● **SHORT EXERCISE**
From the entries below, reproduce exactly the lines from the one with "Recreate this image" through the one with "import pandas as pd", both included, without images.

[Start]

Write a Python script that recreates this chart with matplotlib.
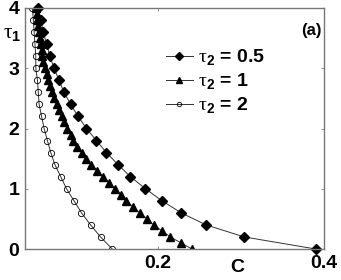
import matplotlib
matplotlib.use("Agg")
import matplotlib.pyplot as plt

plt.rcParams['font.family'] = ['Liberation Sans', 'DejaVu Sans']
plt.rcParams['mathtext.fontset'] = 'custom'
plt.rcParams['mathtext.rm'] = 'Liberation Serif'
plt.rcParams['mathtext.bf'] = 'Liberation Sans:bold'

# tau1 values (y) and C values (x)
tau_coarse = [0.0, 0.2, 0.4, 0.6, 0.8, 1.0, 1.2, 1.4, 1.6, 1.8, 2.0,
              2.2, 2.4, 2.6, 2.8, 3.0, 3.2, 3.4, 3.6, 3.8, 4.0]
c_tau2_05 = [0.390, 0.304, 0.258, 0.228, 0.205, 0.185, 0.167, 0.152, 0.138, 0.126, 0.114,
             0.104, 0.095, 0.087, 0.081, 0.075, 0.070, 0.066, 0.062, 0.059, 0.056]
c_tau2_2 = [0.145, 0.131, 0.119, 0.108, 0.099, 0.090, 0.083, 0.076, 0.071, 0.067, 0.063,
            0.060, 0.057, 0.056, 0.055, 0.053, 0.053, 0.052, 0.051, 0.050, 0.049]

tau_fine = [0.0, 0.1, 0.2, 0.3, 0.4, 0.5, 0.6, 0.7, 0.8, 0.9, 1.0,
            1.1, 1.2, 1.3, 1.4, 1.5, 1.6, 1.7, 1.8, 1.9, 2.0,
            2.1, 2.2, 2.3, 2.4, 2.5, 2.6, 2.7, 2.8, 2.9, 3.0,
            3.1, 3.2, 3.3, 3.4, 3.5, 3.6, 3.7, 3.8, 3.9, 4.0]
c_tau2_1 = [0.241, 0.228, 0.215, 0.205, 0.195, 0.187, 0.178, 0.170, 0.162, 0.155, 0.148,
            0.141, 0.134, 0.127, 0.120, 0.114, 0.109, 0.103, 0.098, 0.095, 0.091,
            0.087, 0.084, 0.081, 0.078, 0.075, 0.073, 0.070, 0.068, 0.066, 0.064,
            0.062, 0.061, 0.060, 0.059, 0.058, 0.057, 0.056, 0.055, 0.054, 0.053]

labels = [r'$\mathrm{\tau}_\mathbf{2}$ = 0.5', r'$\mathrm{\tau}_\mathbf{2}$ = 1',
          r'$\mathrm{\tau}_\mathbf{2}$ = 2']
x_ticks = [0.2, 0.4]
y_ticks = [0, 1, 2, 3, 4]

fig = plt.figure(figsize=(3.41, 2.80), dpi=100)
ax = fig.add_axes([25/341, 1-249/280, (324-25)/341, (249-8)/280])

lc = '#333333'
ax.plot(c_tau2_05, tau_coarse, '-', color=lc, lw=0.7, marker='D', ms=5.5,
        mfc='black', mec='black', label=labels[0], clip_on=False)
ax.plot(c_tau2_1, tau_fine, '-', color=lc, lw=0.7, marker='^', ms=5.5,
        mfc='black', mec='black', label=labels[1], clip_on=True)
ax.plot(c_tau2_2, tau_coarse, '-', color=lc, lw=0.7, marker='o', ms=4.5,
        mfc='none', mec='black', mew=0.6, label=labels[2], clip_on=True)

ax.set_xlim(0.04, 0.4)
ax.set_ylim(0, 4)
ax.set_xticks(x_ticks)
ax.set_xticklabels(['0.2', '0.4'])
ax.set_yticks(y_ticks)
ax.set_yticklabels(['0', '1', '2', '3', '4'])
ax.tick_params(direction='in', length=2.5, width=0.6, colors='#777777',
               top=True, right=True, labelsize=14, pad=4)
for lbl in ax.get_xticklabels() + ax.get_yticklabels():
    lbl.set_fontweight('bold')
    lbl.set_color('black')
for s in ax.spines.values():
    s.set_color('#777777')
    s.set_linewidth(1.0)

fig.text(237/341, 1-267/280, 'C', fontsize=14, fontweight='bold', ha='center', va='center')
fig.text(12/341, 1-34/280, r'$\mathrm{\tau}_\mathbf{1}$', fontsize=15, ha='center', va='center')
fig.text(311/341, 1-31/280, '(a)', fontsize=12, fontweight='bold', ha='center', va='center')

leg = ax.legend(loc='upper left', bbox_to_anchor=(148/341, 1-30/280), bbox_transform=fig.transFigure,
                frameon=False, handlelength=1.4, handletextpad=0.25, labelspacing=0.2,
                markerscale=0.7, prop={'weight': 'bold', 'size': 14})

fig.savefig('out.png', dpi=100)
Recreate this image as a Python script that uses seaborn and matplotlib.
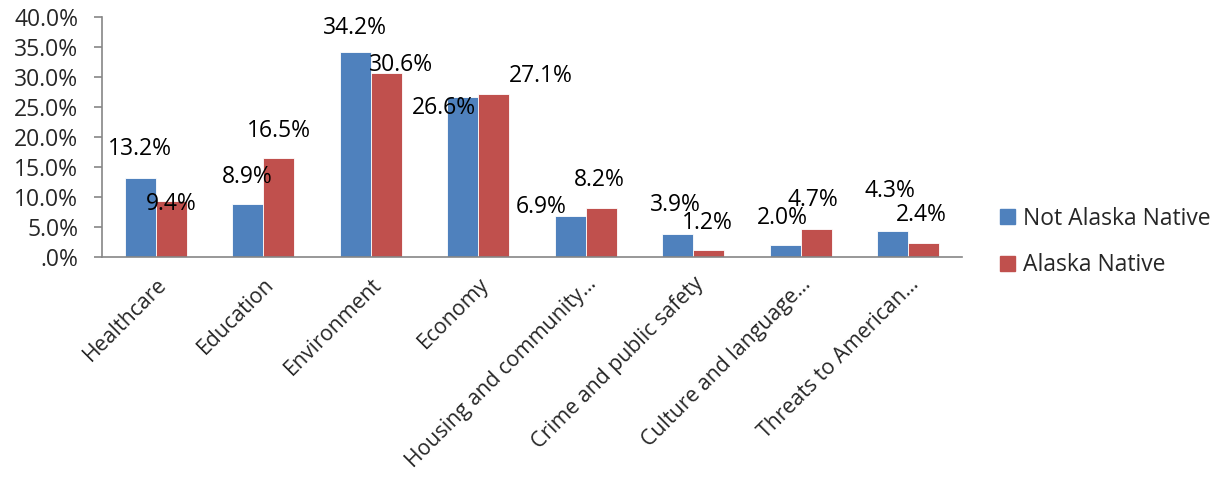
import matplotlib
matplotlib.use("Agg")
import matplotlib.pyplot as plt
from matplotlib.ticker import FixedLocator, FuncFormatter
import seaborn as sns
import pandas as pd

# Survey shares (percent) by top concern
categories = [
    "Healthcare", "Education", "Environment", "Economy",
    "Housing and community\u2026", "Crime and public safety",
    "Culture and language\u2026", "Threats to American\u2026",
]
not_native = [13.2, 8.9, 34.2, 26.6, 6.9, 3.9, 2.0, 4.3]
native = [9.4, 16.5, 30.6, 27.1, 8.2, 1.2, 4.7, 2.4]
groups = ["Not Alaska Native", "Alaska Native"]
colors = ["#4F81BD", "#C0504D"]

# Label nudges (pixels) from the top-centre of each bar
label_dx = [[0, 0, 0, -19, -29, -2, -3, -3],
            [0, 0, 15, 47, -2, -1, -3, -3]]
label_dy = [[29, 27, 24, -11, 9, 29, 27, 40],
            [-3, 27, 8, 18, 28, 27, 29, 28]]

sns.set_theme(style="white")
plt.rcParams["font.family"] = ["Open Sans", "DejaVu Sans"]
FS = 16.5
FS_X = 15.3

df = pd.DataFrame({
    "Category": categories * 2,
    "Share": not_native + native,
    "Group": [groups[0]] * len(categories) + [groups[1]] * len(categories),
})

fig = plt.figure(figsize=(12.23, 4.79), dpi=100)
ax = fig.add_axes([102 / 1223, 1 - 257 / 479, 860 / 1223, 240 / 479])

sns.barplot(data=df, x="Category", y="Share", hue="Group", hue_order=groups,
            palette=colors, width=0.58, ax=ax, linewidth=0.6,
            edgecolor="white", saturation=1, legend=True)

ax.set_xlim(-0.5, len(categories) - 0.5)
ax.set_ylim(0, 40)
ax.set_xlabel("")
ax.set_ylabel("")

ax.yaxis.set_major_locator(FixedLocator(range(0, 41, 5)))
ax.yaxis.set_major_formatter(FuncFormatter(
    lambda v, _: (".0%" if v == 0 else f"{v:.1f}%")))

ax.set_xticks(range(len(categories)))
ax.set_xticklabels(categories, rotation=45, ha="right",
                   rotation_mode="anchor", fontsize=FS_X)
ax.set_xticks([i - 0.5 for i in range(len(categories) + 1)], minor=True)
ax.tick_params(axis="x", which="major", length=0, pad=12)
ax.tick_params(axis="x", which="minor", length=6, width=1.2, color="#868686",
               direction="out")
ax.tick_params(axis="y", length=6, width=1.2, color="#868686", direction="out",
               labelsize=FS, pad=11, left=True)

for side in ["top", "right"]:
    ax.spines[side].set_visible(False)
for side in ["left", "bottom"]:
    ax.spines[side].set_color("#868686")
    ax.spines[side].set_linewidth(1.2)

for gi, cont in enumerate(ax.containers):
    vals = not_native if gi == 0 else native
    for ci, bar in enumerate(cont):
        x = bar.get_x() + bar.get_width() / 2
        ax.annotate(f"{vals[ci]:.1f}%", (x, vals[ci]),
                    xytext=(label_dx[gi][ci], label_dy[gi][ci]),
                    textcoords="offset pixels", ha="center", va="center",
                    fontsize=FS, color="black", annotation_clip=False)

ax.get_legend().remove()
handles = [plt.Rectangle((0, 0), 1, 1, color=c) for c in colors]
fig.legend(handles, groups, loc="center left",
           bbox_to_anchor=(1000 / 1223, 1 - 242 / 479), frameon=False,
           fontsize=FS, handlelength=0.66, handleheight=0.66,
           handletextpad=0.33, labelspacing=1.0, borderpad=0,
           borderaxespad=0)

fig.savefig("out.png", dpi=100, facecolor="white")
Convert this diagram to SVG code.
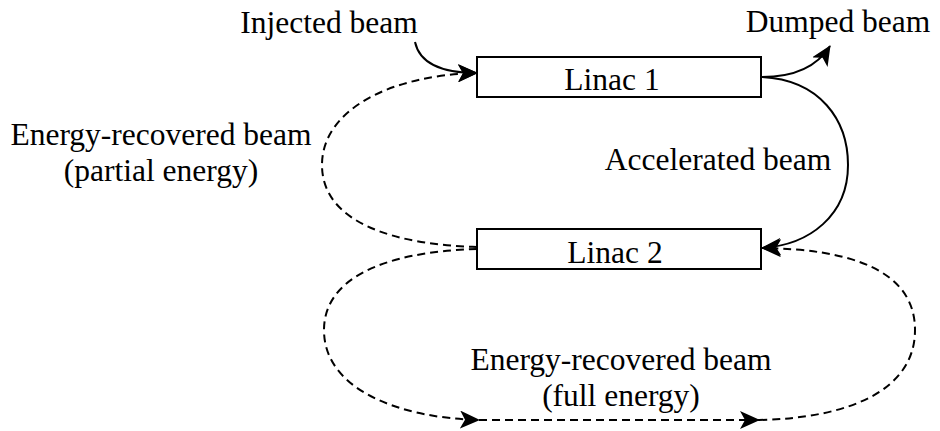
<svg xmlns="http://www.w3.org/2000/svg" width="940" height="431" viewBox="0 0 940 431">
<style>
.box{fill:#fff;stroke:#000;stroke-width:2}
.t{font-family:'Liberation Serif','Times New Roman','DejaVu Serif',serif;font-size:31.5px;fill:#000;text-anchor:middle}
.e{fill:none;stroke:#000;stroke-width:2}
.d{stroke-dasharray:8 5}
.a{marker-end:url(#arr)}
</style>
<defs>
<marker id="arr" markerUnits="userSpaceOnUse" viewBox="0 0 20 18" markerWidth="20" markerHeight="18" refX="19" refY="9" orient="auto">
<path d="M0,0 L20,9 L0,18 L5,9 Z" fill="#000"/>
</marker>
</defs>
<rect width="940" height="431" fill="#fff"/>
<g id="connectors">
<path class="e a" d="M415,42 C420,65 445,73 477,73"/>
<path class="e a" d="M762,77 C790,77 815,70 830,46"/>
<path class="e a" d="M762,77 C820,80 848,120 848,165 C848,215 810,245 762,248"/>
<path class="e d a" d="M477,247 C400,245 322,225 322,165 C322,110 390,75 477,73"/>
<path class="e d a" d="M477,249 C380,252 324,280 324,330 C324,390 400,418 479,420"/>
<path class="e d a" d="M479,420 L759,420"/>
<path class="e d a" d="M759,420 C850,418 915,390 915,330 C915,270 850,249 762,248"/>
</g>
<g id="linac1">
<rect class="box" x="477" y="57" width="284" height="40"/>
<text class="t" x="612" y="90">Linac 1</text>
</g>
<g id="linac2">
<rect class="box" x="477" y="229" width="284" height="40"/>
<text class="t" x="615" y="263">Linac 2</text>
</g>
<g id="labels">
<text class="t" x="329" y="33">Injected beam</text>
<text class="t" x="838" y="32">Dumped beam</text>
<text class="t" x="718" y="170">Accelerated beam</text>
<text class="t" x="161" y="145">Energy-recovered beam</text>
<text class="t" x="161" y="181">(partial energy)</text>
<text class="t" x="621" y="370">Energy-recovered beam</text>
<text class="t" x="621" y="406">(full energy)</text>
</g>
</svg>
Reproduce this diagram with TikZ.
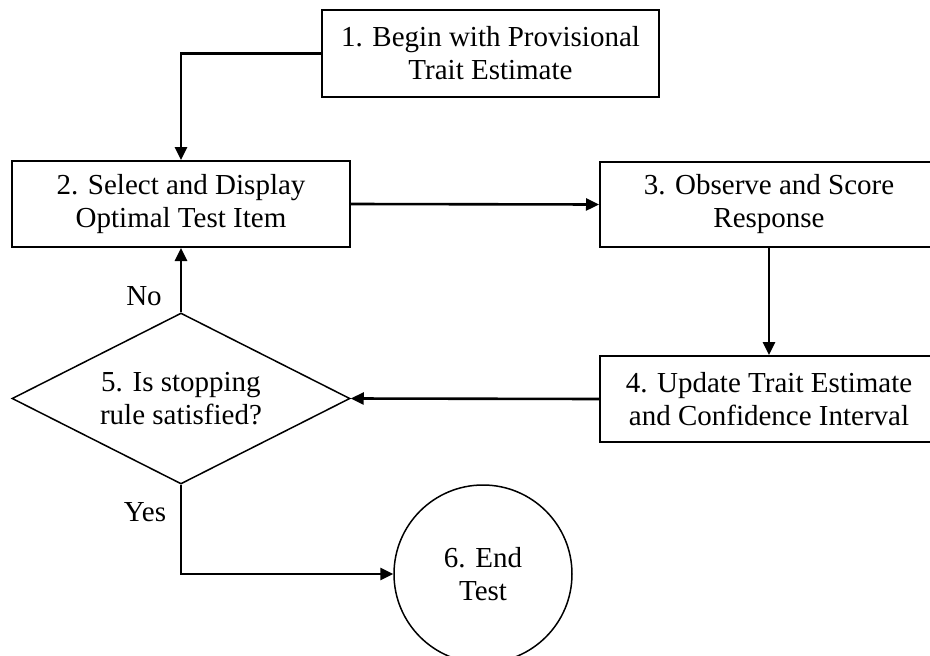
\documentclass[tikz,border=0pt]{standalone}
\usepackage{fontspec}
\setmainfont{Liberation Serif}
\usetikzlibrary{shapes.geometric,arrows.meta}
\begin{document}
\begin{tikzpicture}[x=1pt,y=-1pt,
  every node/.style={font=\fontsize{29}{33}\selectfont, align=center},
  stepbox/.style={draw, line width=2pt, rectangle, inner sep=0pt, minimum width=338pt, minimum height=86pt},
  decide/.style={draw, line width=1.5pt, diamond, aspect=2, inner sep=0pt, minimum width=338pt, minimum height=171pt},
  endnode/.style={draw, line width=1.5pt, circle, inner sep=0pt, minimum size=178pt},
  conn/.style={line width=2.6pt, -{Triangle[length=13pt,width=12pt]}},
  lbl/.style={inner sep=0pt}]
\path[use as bounding box] (0,0) rectangle (930,656);
\fill[white] (0,0) rectangle (930,656);
\clip (0,0) rectangle (930,656);
\node[stepbox, minimum width=337pt, minimum height=87pt] (b1) at (490.5,53.5) {1. Begin with Provisional\\Trait Estimate};
\node[stepbox] (b2) at (181,204) {2. Select and Display\\Optimal Test Item};
\node[stepbox, minimum height=85pt] (b3) at (769,204.5) {3. Observe and Score\\Response};
\node[stepbox] (b4) at (769,399) {4. Update Trait Estimate\\and Confidence Interval};
\node[decide] (d5) at (181,398.5) {5. Is stopping\\rule satisfied?};
\node[endnode] (c6) at (483,574) {6. End\\Test};
\draw[conn] (b1.west) -| (b2.north);
\draw[conn] (b2.east) -- (b3.west);
\draw[conn] (b3.south) -- (b4.north);
\draw[conn] (b4.west) -- (d5.east);
\draw[conn] (d5.north) -- (b2.south);
\draw[conn] (d5.south) |- (c6.west);
\node[lbl] (no) at (144,296) {No};
\node[lbl] (yes) at (145,512) {Yes};
\end{tikzpicture}
\end{document}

[End]

● **SOLUTION TO THIS TASK**
Recreate this image as a Python script that uses seaborn and matplotlib.
import matplotlib
matplotlib.use("Agg")
import matplotlib.pyplot as plt
from matplotlib.ticker import FixedLocator, FuncFormatter
import seaborn as sns
import pandas as pd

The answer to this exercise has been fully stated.